Featured image: (Pacer Graphic / Dylan Sulcer)
(Warning: Spoilers for major plot points of The Boys and mentions of sexual assault)
We treat celebrities like heroes. We build them up, defend them online and excuse them until protecting the image feels easier than confronting the horrifying truth but the truth is simple: they are just human beings with enough money, enough influence and power to avoid jail time and court dates.
The Boys, the hit Prime video series, exposes that dynamic by turning superhero culture into a mirror for celebrity worship; it shows how easily Society accepts power when it is packaged correctly and wrapped up with a beautiful bow. It properly demonstrates how accountability quickly disappears when the image is valuable enough. In this world superheroes are not protectors, they are corporate products owned by Vought International carefully manufactured for public enjoyment and treated more like celebrities and public figures than accountable individuals. They save people on camera when it benefits the brand and they apologize when it benefits their image and they remain protected even when their actions suggest that they should not be.

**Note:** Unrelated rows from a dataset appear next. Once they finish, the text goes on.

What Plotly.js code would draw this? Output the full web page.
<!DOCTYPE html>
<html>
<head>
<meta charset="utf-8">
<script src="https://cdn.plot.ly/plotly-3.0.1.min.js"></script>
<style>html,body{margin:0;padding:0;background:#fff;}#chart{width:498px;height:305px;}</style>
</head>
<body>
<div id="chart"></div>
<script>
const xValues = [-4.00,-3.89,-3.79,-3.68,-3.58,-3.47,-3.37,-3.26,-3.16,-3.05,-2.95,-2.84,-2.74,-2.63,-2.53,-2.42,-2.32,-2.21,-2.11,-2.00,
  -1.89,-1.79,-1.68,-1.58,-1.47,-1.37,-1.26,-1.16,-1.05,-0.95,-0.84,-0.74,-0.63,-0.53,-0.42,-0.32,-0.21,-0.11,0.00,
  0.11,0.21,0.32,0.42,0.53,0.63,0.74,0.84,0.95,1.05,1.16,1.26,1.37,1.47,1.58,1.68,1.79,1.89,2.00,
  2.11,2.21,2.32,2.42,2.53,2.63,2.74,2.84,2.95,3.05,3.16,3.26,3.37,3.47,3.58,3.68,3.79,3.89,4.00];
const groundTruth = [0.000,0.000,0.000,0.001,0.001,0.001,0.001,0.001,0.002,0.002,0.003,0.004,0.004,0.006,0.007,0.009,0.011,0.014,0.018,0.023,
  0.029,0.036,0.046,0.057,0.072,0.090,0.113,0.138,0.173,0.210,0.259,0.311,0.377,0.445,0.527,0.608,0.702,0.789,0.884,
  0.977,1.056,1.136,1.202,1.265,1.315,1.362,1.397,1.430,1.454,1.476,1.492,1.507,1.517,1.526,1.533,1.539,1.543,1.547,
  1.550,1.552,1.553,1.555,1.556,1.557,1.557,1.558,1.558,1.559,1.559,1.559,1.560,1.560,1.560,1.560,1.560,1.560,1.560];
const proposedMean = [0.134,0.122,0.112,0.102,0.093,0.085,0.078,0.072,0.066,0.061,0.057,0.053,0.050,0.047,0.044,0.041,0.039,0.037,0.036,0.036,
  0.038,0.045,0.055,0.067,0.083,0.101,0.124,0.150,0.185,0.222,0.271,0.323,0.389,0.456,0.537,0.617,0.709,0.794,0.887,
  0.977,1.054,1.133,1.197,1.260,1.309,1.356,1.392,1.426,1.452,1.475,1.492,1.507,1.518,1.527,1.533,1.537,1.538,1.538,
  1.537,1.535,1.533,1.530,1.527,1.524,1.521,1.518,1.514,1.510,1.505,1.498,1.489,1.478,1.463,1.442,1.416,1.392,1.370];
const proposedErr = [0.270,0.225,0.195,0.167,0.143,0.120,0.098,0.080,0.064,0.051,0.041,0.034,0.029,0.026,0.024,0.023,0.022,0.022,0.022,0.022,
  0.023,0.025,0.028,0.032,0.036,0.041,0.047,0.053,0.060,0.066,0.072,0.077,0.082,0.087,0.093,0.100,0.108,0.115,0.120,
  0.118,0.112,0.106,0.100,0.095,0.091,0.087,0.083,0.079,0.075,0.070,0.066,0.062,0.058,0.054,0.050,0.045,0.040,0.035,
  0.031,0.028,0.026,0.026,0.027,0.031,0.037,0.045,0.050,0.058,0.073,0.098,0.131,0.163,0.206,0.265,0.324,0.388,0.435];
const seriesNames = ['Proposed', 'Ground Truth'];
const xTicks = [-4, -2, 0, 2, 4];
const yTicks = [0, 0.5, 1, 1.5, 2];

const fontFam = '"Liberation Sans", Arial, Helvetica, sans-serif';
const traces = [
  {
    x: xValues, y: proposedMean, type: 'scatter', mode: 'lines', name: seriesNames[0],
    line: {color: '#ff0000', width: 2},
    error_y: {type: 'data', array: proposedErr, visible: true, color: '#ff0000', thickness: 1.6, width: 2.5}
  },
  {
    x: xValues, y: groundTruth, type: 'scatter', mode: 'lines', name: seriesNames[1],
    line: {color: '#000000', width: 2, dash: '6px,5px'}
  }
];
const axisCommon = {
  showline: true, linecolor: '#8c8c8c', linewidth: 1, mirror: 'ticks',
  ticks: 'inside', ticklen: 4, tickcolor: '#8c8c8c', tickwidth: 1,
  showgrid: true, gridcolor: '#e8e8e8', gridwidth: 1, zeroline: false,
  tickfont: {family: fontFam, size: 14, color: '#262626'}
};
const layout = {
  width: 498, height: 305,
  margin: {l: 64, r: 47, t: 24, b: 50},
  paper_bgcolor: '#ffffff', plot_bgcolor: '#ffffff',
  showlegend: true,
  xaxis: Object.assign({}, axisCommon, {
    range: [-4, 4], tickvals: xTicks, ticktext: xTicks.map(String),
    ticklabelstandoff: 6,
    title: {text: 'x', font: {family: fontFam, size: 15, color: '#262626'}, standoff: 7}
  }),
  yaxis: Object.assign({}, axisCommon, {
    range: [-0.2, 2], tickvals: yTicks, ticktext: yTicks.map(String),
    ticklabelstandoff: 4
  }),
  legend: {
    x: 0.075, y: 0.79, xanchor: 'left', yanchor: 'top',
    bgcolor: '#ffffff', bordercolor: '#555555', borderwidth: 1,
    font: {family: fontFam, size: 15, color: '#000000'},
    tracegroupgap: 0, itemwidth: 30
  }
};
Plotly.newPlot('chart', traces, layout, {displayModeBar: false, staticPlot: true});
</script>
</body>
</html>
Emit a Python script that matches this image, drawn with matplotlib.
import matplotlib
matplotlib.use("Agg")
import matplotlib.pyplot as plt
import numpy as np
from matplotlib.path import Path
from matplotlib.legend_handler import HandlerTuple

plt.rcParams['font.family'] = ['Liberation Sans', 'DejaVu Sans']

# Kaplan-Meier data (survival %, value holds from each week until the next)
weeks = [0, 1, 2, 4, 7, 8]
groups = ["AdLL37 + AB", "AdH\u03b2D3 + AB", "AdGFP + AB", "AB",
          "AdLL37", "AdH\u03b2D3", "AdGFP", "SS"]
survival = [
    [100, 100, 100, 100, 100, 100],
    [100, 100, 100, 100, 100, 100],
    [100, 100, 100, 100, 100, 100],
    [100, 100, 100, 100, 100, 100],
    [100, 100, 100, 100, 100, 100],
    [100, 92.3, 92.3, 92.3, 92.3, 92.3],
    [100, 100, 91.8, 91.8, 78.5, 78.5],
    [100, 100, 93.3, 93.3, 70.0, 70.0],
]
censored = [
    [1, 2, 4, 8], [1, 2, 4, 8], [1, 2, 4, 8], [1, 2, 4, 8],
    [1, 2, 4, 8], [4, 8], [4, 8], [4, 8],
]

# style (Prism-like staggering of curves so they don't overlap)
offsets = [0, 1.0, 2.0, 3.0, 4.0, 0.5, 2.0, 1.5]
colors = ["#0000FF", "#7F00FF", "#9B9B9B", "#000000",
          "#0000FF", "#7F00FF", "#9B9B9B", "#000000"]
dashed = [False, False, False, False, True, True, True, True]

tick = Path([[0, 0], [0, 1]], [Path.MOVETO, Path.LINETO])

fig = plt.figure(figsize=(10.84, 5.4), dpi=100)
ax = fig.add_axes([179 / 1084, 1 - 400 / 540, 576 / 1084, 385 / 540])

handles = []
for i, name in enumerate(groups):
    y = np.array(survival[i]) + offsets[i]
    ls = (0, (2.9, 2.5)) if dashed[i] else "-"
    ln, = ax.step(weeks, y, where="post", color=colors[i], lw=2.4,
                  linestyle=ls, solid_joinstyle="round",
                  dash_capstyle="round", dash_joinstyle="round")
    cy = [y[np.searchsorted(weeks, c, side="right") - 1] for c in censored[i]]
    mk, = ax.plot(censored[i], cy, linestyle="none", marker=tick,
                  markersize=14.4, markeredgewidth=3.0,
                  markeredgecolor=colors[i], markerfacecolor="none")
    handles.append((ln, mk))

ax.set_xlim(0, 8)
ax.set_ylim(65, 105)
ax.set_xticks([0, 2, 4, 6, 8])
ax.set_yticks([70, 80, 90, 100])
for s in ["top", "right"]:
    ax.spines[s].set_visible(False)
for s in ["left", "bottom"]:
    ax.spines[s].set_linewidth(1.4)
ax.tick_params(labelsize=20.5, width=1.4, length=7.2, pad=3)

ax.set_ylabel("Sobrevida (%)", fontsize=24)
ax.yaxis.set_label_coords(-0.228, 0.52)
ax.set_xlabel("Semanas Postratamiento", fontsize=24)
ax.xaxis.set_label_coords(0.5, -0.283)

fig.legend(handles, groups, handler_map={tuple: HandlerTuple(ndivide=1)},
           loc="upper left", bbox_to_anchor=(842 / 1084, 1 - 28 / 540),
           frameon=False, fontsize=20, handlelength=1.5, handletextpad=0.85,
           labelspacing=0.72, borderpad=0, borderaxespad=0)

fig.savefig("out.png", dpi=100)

That illusion is clearest in Soldier Boy and Homelander.
Soldier Boy represents nostalgia; he represents how he would say a “better” era of heroism claiming he comes from a time where heroes were real before branding, social media and celebrity culture took over. But the show dismantles that myth through flashbacks and testimony from Payback members like Crimson Countess and Black Noir. It is revealed that his legacy was controlled and curated violence was hidden stories were covered up and his image was engineered for public consumption. It was never real, but a good disguise.
That illusion evolves into Homelander.
Soldier Boy is not separate from him, he is a part of the same system that produced him and made him what he is today. Where Soldier Boy represents controlled myths, Homelander represents full visibility heroism turned into constant branded performance and entertainment. His identity is not just constructed, it’s sold for public consumption and people worship him for it.

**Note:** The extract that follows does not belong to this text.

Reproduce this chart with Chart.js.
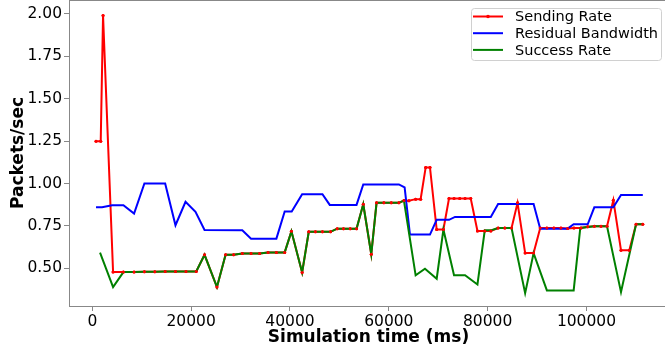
<!DOCTYPE html>
<html>
<head>
<meta charset="utf-8">
<script src="https://cdn.jsdelivr.net/npm/chart.js@4.4.1/dist/chart.umd.min.js"></script>
<style>
  html, body { margin: 0; padding: 0; background: #fff; overflow: hidden; }
  /* Chart.js keeps ~4px extra above and right of the plot; shift the canvas to hide it */
  #wrap { width: 672px; height: 355px; margin-top: -4px; }
</style>
</head>
<body>
<div id="wrap"><canvas id="chart"></canvas></div>
<script>
// Data (time in ms, rate in packets/sec)
const sendTimes = [750, 1700, 2170, 4200, 6290, 8450, 10540, 12650, 14740, 16830, 18940, 21030,
  22710, 25220, 26970, 28590, 30350, 32120, 33860, 35560, 37250, 38930,
  40290, 42460, 43800, 45150, 46570, 48200, 49550, 50830, 52190, 53470,
  54830, 56450, 57520, 59000, 60500, 62040, 63060, 64070, 65430, 66440, 67460, 68330,
  69690, 71050, 72180, 73200, 74350, 75430, 76580, 77940, 79420, 80640,
  82120, 83480, 84840, 86050, 87590, 89300, 90640, 91990, 93410, 94830, 96190, 97470, 98890,
  100250, 101590, 102940, 104160, 105440, 106990, 108670, 110040, 111400];
const sendRate = [1.25, 1.25, 1.99, 0.478, 0.478, 0.478, 0.48, 0.48, 0.482, 0.482, 0.482, 0.482,
  0.58, 0.39, 0.58, 0.58, 0.588, 0.588, 0.588, 0.594, 0.594, 0.594,
  0.718, 0.476, 0.715, 0.715, 0.715, 0.715, 0.734, 0.734, 0.734, 0.734,
  0.878, 0.583, 0.886, 0.886, 0.886, 0.886, 0.9, 0.898, 0.908, 0.908, 1.095, 1.095,
  0.729, 0.729, 0.912, 0.912, 0.912, 0.912, 0.912, 0.72, 0.72, 0.72,
  0.738, 0.738, 0.738, 0.886, 0.59, 0.59, 0.738, 0.738, 0.738, 0.738, 0.735, 0.738, 0.738,
  0.745, 0.748, 0.748, 0.748, 0.902, 0.606, 0.606, 0.76, 0.76];

const bandwidthTimes = [750, 1970, 4000, 6290, 8450, 10540, 14740, 16830, 18860, 20880,
  22710, 30350, 32120, 37250, 38930, 40350, 42460, 46570, 48050, 53470,
  54830, 62040, 63200, 64280, 68330, 69690, 72180, 73400, 80640, 82120,
  89300, 90640, 96190, 97410, 100250, 101590, 105440, 106990, 111400];
const bandwidth = [0.86, 0.86, 0.872, 0.872, 0.823, 1.0, 1.0, 0.754, 0.892, 0.833,
  0.726, 0.724, 0.675, 0.675, 0.835, 0.835, 0.937, 0.937, 0.874, 0.874,
  0.995, 0.995, 0.977, 0.699, 0.699, 0.786, 0.786, 0.803, 0.803, 0.88,
  0.88, 0.734, 0.734, 0.76, 0.76, 0.86, 0.86, 0.933, 0.933];

const successTimes = [1560, 4200, 6290, 8450, 10540, 12650, 14740, 16830, 18940, 21030,
  22710, 25220, 26970, 28590, 30350, 33860, 35560, 38930, 40290, 42460,
  43800, 48200, 49550, 53470, 54830, 56450, 57520, 62040, 63060, 65430,
  67320, 69690, 71050, 73200, 75430, 77940, 79420, 80640, 82120, 84840,
  87590, 89300, 91990, 97410, 98750, 101590, 104160, 106990, 110040, 111400];
const successRate = [0.593, 0.39, 0.478, 0.478, 0.48, 0.48, 0.482, 0.482, 0.482, 0.482,
  0.58, 0.39, 0.58, 0.58, 0.588, 0.588, 0.594, 0.594, 0.718, 0.476,
  0.715, 0.715, 0.734, 0.734, 0.878, 0.583, 0.886, 0.886, 0.9, 0.459,
  0.498, 0.439, 0.729, 0.459, 0.459, 0.405, 0.724, 0.724, 0.738, 0.738,
  0.354, 0.59, 0.37, 0.37, 0.738, 0.748, 0.748, 0.36, 0.76, 0.76];

const xTicks = [0, 20000, 40000, 60000, 80000, 100000];
const yTicks = [0.5, 0.75, 1.0, 1.25, 1.5, 1.75, 2.0];

const FONT = "'DejaVu Sans', sans-serif";

function toPoints(xs, ys) {
  return xs.map((x, i) => ({ x: x, y: ys[i] }));
}

// frame around the plot, like matplotlib spines
const framePlugin = {
  id: 'frame',
  afterDatasetsDraw(chart) {
    const { ctx, chartArea } = chart;
    // red markers sit on top of the green line
    chart.getDatasetMeta(0).data.forEach(p => p.draw(ctx, chartArea));
    ctx.save();
    ctx.strokeStyle = '#888';
    ctx.lineWidth = 1;
    ctx.strokeRect(chartArea.left + 0.5, chartArea.top + 0.5,
      chartArea.right - chartArea.left, chartArea.bottom - chartArea.top);
    ctx.restore();
  }
};

// legend box in the top right corner of the plot
const legendPlugin = {
  id: 'boxLegend',
  afterDraw(chart) {
    const ctx = chart.ctx;
    const top = chart.chartArea.top;
    const x = 471, y = top + 8, w = 190, h = 52;
    ctx.save();
    ctx.fillStyle = 'rgba(255,255,255,0.8)';
    ctx.strokeStyle = '#d0d0d0';
    ctx.lineWidth = 1;
    ctx.beginPath();
    ctx.roundRect(x + 0.5, y + 0.5, w, h, 3);
    ctx.fill();
    ctx.stroke();
    ctx.font = '14.5px ' + FONT;
    ctx.textBaseline = 'middle';
    chart.data.datasets.forEach((ds, i) => {
      const ly = y + 8.5 + i * 16.7;
      ctx.strokeStyle = ds.borderColor;
      ctx.lineWidth = 2;
      ctx.beginPath();
      ctx.moveTo(473, ly);
      ctx.lineTo(503, ly);
      ctx.stroke();
      if (ds.pointRadius > 0) {
        ctx.fillStyle = ds.borderColor;
        ctx.beginPath();
        ctx.arc(488, ly, 1.8, 0, Math.PI * 2);
        ctx.fill();
      }
      ctx.fillStyle = '#000';
      ctx.fillText(ds.label, 515, ly + 1);
    });
    ctx.restore();
  }
};

const chart = new Chart(document.getElementById('chart'), {
  type: 'line',
  data: {
    datasets: [
      {
        label: 'Sending Rate',
        data: toPoints(sendTimes, sendRate),
        borderColor: '#ff0000',
        backgroundColor: '#ff0000',
        borderWidth: 2,
        pointRadius: 1.5,
        pointBorderWidth: 0,
        order: 3
      },
      {
        label: 'Residual Bandwidth',
        data: toPoints(bandwidthTimes, bandwidth),
        borderColor: '#0000ff',
        borderWidth: 2,
        pointRadius: 0,
        order: 2
      },
      {
        label: 'Success Rate',
        data: toPoints(successTimes, successRate),
        borderColor: '#008000',
        borderWidth: 2,
        pointRadius: 0,
        order: 1
      }
    ]
  },
  options: {
    responsive: true,
    maintainAspectRatio: false,
    animation: false,
    layout: { padding: { left: 0, top: 1, right: 1, bottom: 0 } },
    elements: { line: { tension: 0 } },
    plugins: {
      legend: { display: false },
      tooltip: { enabled: false }
    },
    scales: {
      x: {
        type: 'linear',
        min: -4720,
        max: 116500,
        afterBuildTicks: s => { s.ticks = xTicks.map(v => ({ value: v })); },
        afterFit: s => { s.height = 45; s.paddingLeft = 0; s.paddingRight = 0; },
        grid: { drawOnChartArea: false, color: '#888', tickLength: 5 },
        border: { color: '#888' },
        ticks: {
          color: '#000',
          padding: 2,
          maxRotation: 0,
          font: { family: FONT, size: 15.5 },
          callback: v => String(v)
        },
        title: {
          display: true,
          text: 'Simulation time (ms)',
          color: '#000',
          padding: { top: 0, bottom: 3 },
          font: { family: FONT, size: 17, weight: 'bold' }
        }
      },
      y: {
        min: 0.278,
        max: 2.082,
        afterBuildTicks: s => { s.ticks = yTicks.map(v => ({ value: v })); },
        afterFit: s => { s.width = 69; s.paddingTop = 0; s.paddingBottom = 0; },
        grid: { drawOnChartArea: false, color: '#888', tickLength: 5 },
        border: { color: '#888' },
        ticks: {
          color: '#000',
          padding: 2,
          font: { family: FONT, size: 15.5 },
          callback: v => v.toFixed(2)
        },
        title: {
          display: true,
          text: 'Packets/sec',
          color: '#000',
          padding: { top: 8, bottom: 0 },
          font: { family: FONT, size: 17, weight: 'bold' }
        }
      }
    }
  },
  plugins: [framePlugin, legendPlugin]
});
</script>
</body>
</html>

But under this facade, Homelander is unstable, insecure and violent. Even when he publicly unravels, the system does not reject him at all; it protects him much like when the video of the Transoceanic Flight 37 video came out. On Firecracker’s show in Season 5, she reports that the video is AI and that Homelander has seven fingers, but it was manufactured to look that way to protect his image.

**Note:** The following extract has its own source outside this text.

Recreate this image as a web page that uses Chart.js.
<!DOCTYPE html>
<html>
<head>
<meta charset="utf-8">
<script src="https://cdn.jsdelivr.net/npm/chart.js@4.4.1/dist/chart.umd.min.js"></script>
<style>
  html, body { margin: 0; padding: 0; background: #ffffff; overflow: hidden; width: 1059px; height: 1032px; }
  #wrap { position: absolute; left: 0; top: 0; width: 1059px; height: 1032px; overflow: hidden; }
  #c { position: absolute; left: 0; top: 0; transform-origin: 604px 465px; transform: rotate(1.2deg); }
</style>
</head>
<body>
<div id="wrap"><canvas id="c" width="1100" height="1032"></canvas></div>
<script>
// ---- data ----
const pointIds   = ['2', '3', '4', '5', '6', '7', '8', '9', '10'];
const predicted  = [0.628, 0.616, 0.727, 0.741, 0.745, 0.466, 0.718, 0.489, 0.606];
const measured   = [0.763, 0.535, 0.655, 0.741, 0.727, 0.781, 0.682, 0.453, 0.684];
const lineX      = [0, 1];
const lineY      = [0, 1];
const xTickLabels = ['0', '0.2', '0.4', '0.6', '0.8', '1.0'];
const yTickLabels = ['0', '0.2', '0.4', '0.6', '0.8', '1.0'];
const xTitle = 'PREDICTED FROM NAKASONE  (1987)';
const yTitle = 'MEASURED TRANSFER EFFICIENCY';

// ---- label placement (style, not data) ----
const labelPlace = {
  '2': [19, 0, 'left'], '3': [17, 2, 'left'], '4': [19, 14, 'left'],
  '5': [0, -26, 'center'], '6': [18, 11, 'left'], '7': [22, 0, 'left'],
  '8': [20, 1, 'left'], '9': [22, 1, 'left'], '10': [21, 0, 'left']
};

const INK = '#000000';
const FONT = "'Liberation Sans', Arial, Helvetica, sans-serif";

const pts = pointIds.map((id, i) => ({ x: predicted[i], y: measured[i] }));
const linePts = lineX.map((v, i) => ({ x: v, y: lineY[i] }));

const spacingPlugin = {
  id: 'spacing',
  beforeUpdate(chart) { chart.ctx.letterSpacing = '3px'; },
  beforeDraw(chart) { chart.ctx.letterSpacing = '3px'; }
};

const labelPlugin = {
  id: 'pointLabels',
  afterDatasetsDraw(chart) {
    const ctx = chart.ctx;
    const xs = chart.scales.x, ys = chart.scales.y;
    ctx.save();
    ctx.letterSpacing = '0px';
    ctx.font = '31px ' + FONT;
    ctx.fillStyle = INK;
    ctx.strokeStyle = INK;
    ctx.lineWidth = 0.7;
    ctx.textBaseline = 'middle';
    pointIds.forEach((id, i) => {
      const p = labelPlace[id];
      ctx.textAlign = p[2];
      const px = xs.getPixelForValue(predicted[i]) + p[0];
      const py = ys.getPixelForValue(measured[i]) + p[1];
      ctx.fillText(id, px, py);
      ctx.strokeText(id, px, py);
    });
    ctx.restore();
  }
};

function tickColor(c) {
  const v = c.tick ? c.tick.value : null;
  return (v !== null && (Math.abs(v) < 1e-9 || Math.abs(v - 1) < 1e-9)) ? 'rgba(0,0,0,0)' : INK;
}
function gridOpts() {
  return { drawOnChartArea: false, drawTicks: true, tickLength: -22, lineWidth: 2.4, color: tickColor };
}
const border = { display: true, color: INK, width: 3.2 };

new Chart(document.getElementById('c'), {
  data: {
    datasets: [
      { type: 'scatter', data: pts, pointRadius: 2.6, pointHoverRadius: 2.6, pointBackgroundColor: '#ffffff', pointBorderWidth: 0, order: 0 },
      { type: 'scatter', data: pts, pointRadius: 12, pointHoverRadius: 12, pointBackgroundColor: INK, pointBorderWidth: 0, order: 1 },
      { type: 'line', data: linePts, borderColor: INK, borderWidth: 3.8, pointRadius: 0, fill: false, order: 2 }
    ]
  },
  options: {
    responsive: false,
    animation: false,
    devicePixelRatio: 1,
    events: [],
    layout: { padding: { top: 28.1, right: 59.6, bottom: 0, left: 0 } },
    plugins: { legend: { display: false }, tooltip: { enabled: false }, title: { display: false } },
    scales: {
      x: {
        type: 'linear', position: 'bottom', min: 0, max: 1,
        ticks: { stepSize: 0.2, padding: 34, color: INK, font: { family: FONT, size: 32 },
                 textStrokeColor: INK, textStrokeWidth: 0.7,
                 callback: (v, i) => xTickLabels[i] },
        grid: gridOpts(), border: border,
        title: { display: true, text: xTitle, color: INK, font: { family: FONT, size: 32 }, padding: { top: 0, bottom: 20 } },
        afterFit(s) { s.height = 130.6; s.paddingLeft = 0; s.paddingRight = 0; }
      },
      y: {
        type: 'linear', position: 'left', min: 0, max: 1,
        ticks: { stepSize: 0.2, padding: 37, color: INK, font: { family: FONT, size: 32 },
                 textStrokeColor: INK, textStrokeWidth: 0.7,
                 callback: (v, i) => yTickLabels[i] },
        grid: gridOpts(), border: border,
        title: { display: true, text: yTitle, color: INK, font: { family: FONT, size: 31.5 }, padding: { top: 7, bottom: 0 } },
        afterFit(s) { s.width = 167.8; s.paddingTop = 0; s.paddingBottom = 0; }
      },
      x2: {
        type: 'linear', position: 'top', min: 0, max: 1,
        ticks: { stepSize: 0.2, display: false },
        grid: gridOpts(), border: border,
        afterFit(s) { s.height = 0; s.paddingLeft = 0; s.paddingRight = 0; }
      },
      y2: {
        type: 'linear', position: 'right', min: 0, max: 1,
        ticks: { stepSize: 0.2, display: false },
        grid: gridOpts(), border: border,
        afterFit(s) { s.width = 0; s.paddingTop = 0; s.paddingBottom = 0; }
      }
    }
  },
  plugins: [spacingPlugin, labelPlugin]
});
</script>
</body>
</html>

That is where “The Boys” stops being fiction and starts reflecting the reality of our celebrity culture, warning us about how celebrities get away with heinous crimes because of their wealth and their fame.
For example, let’s go back all the way to 2000 when Jack Nicholson, a very renowned actor, was sued by a woman who said that he had sexually assaulted her after he refused to pay her for her services. Then let’s go to a more recent one in 2011 when Katy Perry was accused of sexually assaulting Ruby Rose in a night out in Melbourne, according to The Rolling Stone Magazine. The most famous example today is clearly Sean Diddy Combs, who faces severe criminal charges and multiple lawsuits over the years alleging sexual trafficking, sexual assault, drugging and physical abuse. For decades, it took over a hundred individuals just to bring him down after he fell off the fame map that could no longer protect him.
These responses fracture into denial selective memory, or, separating the persona from the person, which is the incorrect thing to do. The image survives even when the reality does not.
Now we meet our “hero” Billy Butcher, who begins a resistance. He leads The Boys, a group formed to take down corrupt superheroes, because he has personal beef with Homelander. At first he appears to reject the illusion that the fame that superheroes have is nothing but an inauthentic show that they put on for the camera. His leadership becomes increasingly controlling and violent as the show goes on. Trust is replaced with manipulation, collaboration with coercion and the justification is because his default logic. Every decision he made up until season 5 is framed as necessary and every boundary is crossed until the line is blurred. He becomes nearly unrecognizable from Homelander at this point in the show, becoming the very thing he hates.
He doesn’t have his fall from grace within one dramatic gory action, he grows desensitized through repetition of violent acts. That is the point of this show, no one will ever stay clean in a system where image, corrupt deals and good television matter more than the people watching.
That is what makes “The Boys” so effective as a show; it’s not the shock value, the complex characters or the plot. It’s the collapse of these almost god-like figures. Homelander has constant public breaks while he tries to ascend into godhood and be worshipped more than he already is. Soldier Boy’s myth explores a manufactured history of how a golden legend isn’t so shiny and golden anymore. Butcher’s a man who claimed to stand for common good who starts to mirror the very thing he hates.
We are compelled to keep watching for that reason.
Because watching ‘heroes’ fall apart feels like a tragic truth exposing it’s ugly head, it shows the real huge cost of idolizing power. Make no mistake, heroes aren’t born, they are made, built, sold like merchandise and excused for heinous crimes until the new news cycle forgets all about what they did.
Homelander did not break the system with his rising to power, he was originally a good person was unfortunately given some really bad advice from someone who wanted to use him. The system keeps him standing on 2 feet.
The only thing more dangerous than a man like him is a world that decides he’s worth keeping.